The U.S. Environmental Protection Agency on Jan. 5 released a final regulation that requires the public disclosure of certain medical data used to support its rules, a move that critics said could undermine public health protections.
In an op-ed published by The Wall Street Journal late Jan. 4, outgoing EPA Administrator Andrew Wheeler sought to push back on widespread criticism the rulemaking effort has received within the scientific community. Wheeler also defended the regulation in remarks during a live-streamed event hosted the following morning by the Competitive Enterprise Institute, a free-market-oriented libertarian think tank.
"The American public deserves to know which studies we are using to craft our regulations and which of those studies are key or pivotal for our decisions," Wheeler said during the event. "And to the extent possible, that data should be available for the public to see."
The rule was swiftly condemned by leading scientific advocacy groups such as the Union Of Concerned Scientists. The regulation "has no merits from the standpoint of science or transparency, and it will make it vastly harder for the agency to do its job of protecting public health and the environment," Dr. Andrew Rosenberg, director of the group's Center for Science and Democracy, said in a statement.
The final regulation marks the culmination of a rulemaking process initiated by Wheeler's predecessor, former EPA chief Scott Pruitt, that initially resembled a bill the U.S. House of Representatives passed in 2017 that failed to become law.
After meeting with the House bill's lead sponsor, retired Rep. Lamar Smith, R-Texas, Pruitt unveiled a proposal in April 2018 requiring the science used to develop EPA regulations, including dose-response data or models used in a scientific study, to be publicly available for independent verification. Dose-response data is used to measure the health risks associated with exposure to potentially harmful agents or pollutants, a task central to the EPA's mission of protecting human health and the environment.
The proposal drew harsh criticism from public health and environmental groups as well as the EPA's own science advisors over fears that it could limit the EPA's access to the best available science because many public health studies rely on confidential patient information. Some public health studies based on confidential data, such as Harvard University's landmark Six Cities study linking premature deaths to airborne soot pollution, are difficult or impossible to reproduce for practical and ethical reasons, experts noted.
The EPA eventually issued a supplemental proposal in March 2020 clarifying that the agency could still use studies with restricted data and models if that information is available through what is known as tiered access, which involves techniques designed to mitigate disclosure privacy risks. However, the supplemental proposal also sparked concerns over language stating the regulation would apply to "all data, models, and studies … regardless of when the data and models were generated."
Fate of final rule still unclear
The final rule released Jan. 5, dubbed the Strengthening Transparency in Pivotal Science Underlying Significant Regulatory Actions rule, is limited to dose-response data when the EPA uses such data in "significant regulatory actions and influential scientific information." While the regulation applies to future rulemakings, it also covers "all dose-response data underlying studies used as pivotal science, regardless of when the study or the data is created."

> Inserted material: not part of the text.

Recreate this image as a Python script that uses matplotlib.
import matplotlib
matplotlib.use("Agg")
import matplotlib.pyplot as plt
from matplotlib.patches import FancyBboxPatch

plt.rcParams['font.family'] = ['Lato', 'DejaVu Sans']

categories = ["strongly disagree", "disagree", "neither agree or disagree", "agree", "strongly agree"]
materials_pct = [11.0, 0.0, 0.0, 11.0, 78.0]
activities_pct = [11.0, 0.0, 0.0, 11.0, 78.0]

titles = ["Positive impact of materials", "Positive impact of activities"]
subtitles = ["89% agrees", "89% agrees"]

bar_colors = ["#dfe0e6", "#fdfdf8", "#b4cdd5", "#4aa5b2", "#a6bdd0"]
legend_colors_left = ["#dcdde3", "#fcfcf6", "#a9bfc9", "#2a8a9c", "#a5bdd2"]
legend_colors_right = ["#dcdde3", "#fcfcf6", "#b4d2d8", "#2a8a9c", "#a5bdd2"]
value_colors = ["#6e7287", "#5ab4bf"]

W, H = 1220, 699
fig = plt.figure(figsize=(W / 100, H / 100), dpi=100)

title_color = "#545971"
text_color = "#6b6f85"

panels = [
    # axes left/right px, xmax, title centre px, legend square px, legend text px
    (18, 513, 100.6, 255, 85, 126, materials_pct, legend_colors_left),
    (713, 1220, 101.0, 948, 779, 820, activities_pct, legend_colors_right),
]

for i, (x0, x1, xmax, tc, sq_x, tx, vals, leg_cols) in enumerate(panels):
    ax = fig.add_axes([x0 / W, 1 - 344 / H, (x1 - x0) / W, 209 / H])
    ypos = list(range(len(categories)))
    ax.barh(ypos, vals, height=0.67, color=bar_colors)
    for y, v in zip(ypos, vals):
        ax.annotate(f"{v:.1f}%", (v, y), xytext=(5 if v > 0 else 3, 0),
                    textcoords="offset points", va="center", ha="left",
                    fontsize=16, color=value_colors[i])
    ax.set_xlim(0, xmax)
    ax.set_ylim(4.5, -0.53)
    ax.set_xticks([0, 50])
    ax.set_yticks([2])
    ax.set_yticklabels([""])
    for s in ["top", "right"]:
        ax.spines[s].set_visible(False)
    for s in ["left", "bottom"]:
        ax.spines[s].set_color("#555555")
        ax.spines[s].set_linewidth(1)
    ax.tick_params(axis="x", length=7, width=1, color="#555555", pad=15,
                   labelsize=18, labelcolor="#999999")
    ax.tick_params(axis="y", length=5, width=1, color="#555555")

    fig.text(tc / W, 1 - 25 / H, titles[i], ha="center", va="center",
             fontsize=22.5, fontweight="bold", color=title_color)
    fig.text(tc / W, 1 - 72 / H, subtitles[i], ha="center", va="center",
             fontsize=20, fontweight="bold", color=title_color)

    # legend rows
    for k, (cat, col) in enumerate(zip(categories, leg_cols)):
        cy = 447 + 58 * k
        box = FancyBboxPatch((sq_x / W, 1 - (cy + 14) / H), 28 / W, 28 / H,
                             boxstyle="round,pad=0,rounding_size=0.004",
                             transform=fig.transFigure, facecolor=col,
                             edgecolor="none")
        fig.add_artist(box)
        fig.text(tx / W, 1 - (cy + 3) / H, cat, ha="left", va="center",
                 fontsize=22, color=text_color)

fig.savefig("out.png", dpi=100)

Notably, the final rule requires the EPA to give "greater consideration" to science with underlying dose-response data that is either publicly available or available through tiered access.
During the Jan. 5 virtual event, Wheeler pushed back on the notion that the final rule will automatically disqualify datasets such as Harvard's Six Cities study.
"There is no study that will automatically be cut out from review by the agency going forward," Wheeler said. "Our goal in this is to make as many of these pivotal studies that we use for a regulatory decision, make that information available to the public."
But Chris Zarba, former director of the EPA's Science Advisory Board, maintained that significant EPA actions already go through a rigorous, public peer-review process.
"If left unchallenged, this rule would essentially bar the agency from using the most relevant medical studies when creating rules about air pollution, toxic chemicals, water contaminants, and more and could force the agency to revoke decades of clean air protections," Zarba said in a statement.
The Biden administration has been critical of the Trump administration's deregulatory environmental agenda but has yet to outline how it plans to deal with the science transparency rule.
Wheeler claimed during the Jan. 5 event that the final rule is not subject to the Congressional Review Act, a seldom-used law that allows the House and Senate to disapprove agency rules with simple majorities when they are finalized within 60 days of a Congress ending.
"This is an internal housekeeping regulation ... and so the Congressional Review Act is not applicable," Wheeler said. At the same time, Wheeler noted that the rule could open the EPA to lawsuits brought by outside parties if the agency fails to follow it.
Legal experts have expressed skepticism about the so-called housekeeping authority cited as the legal basis for the rule as well as "good cause" provisions in multiple recent EPA rules, including the science transparency rule, making them effective immediately upon publication in the Federal Register.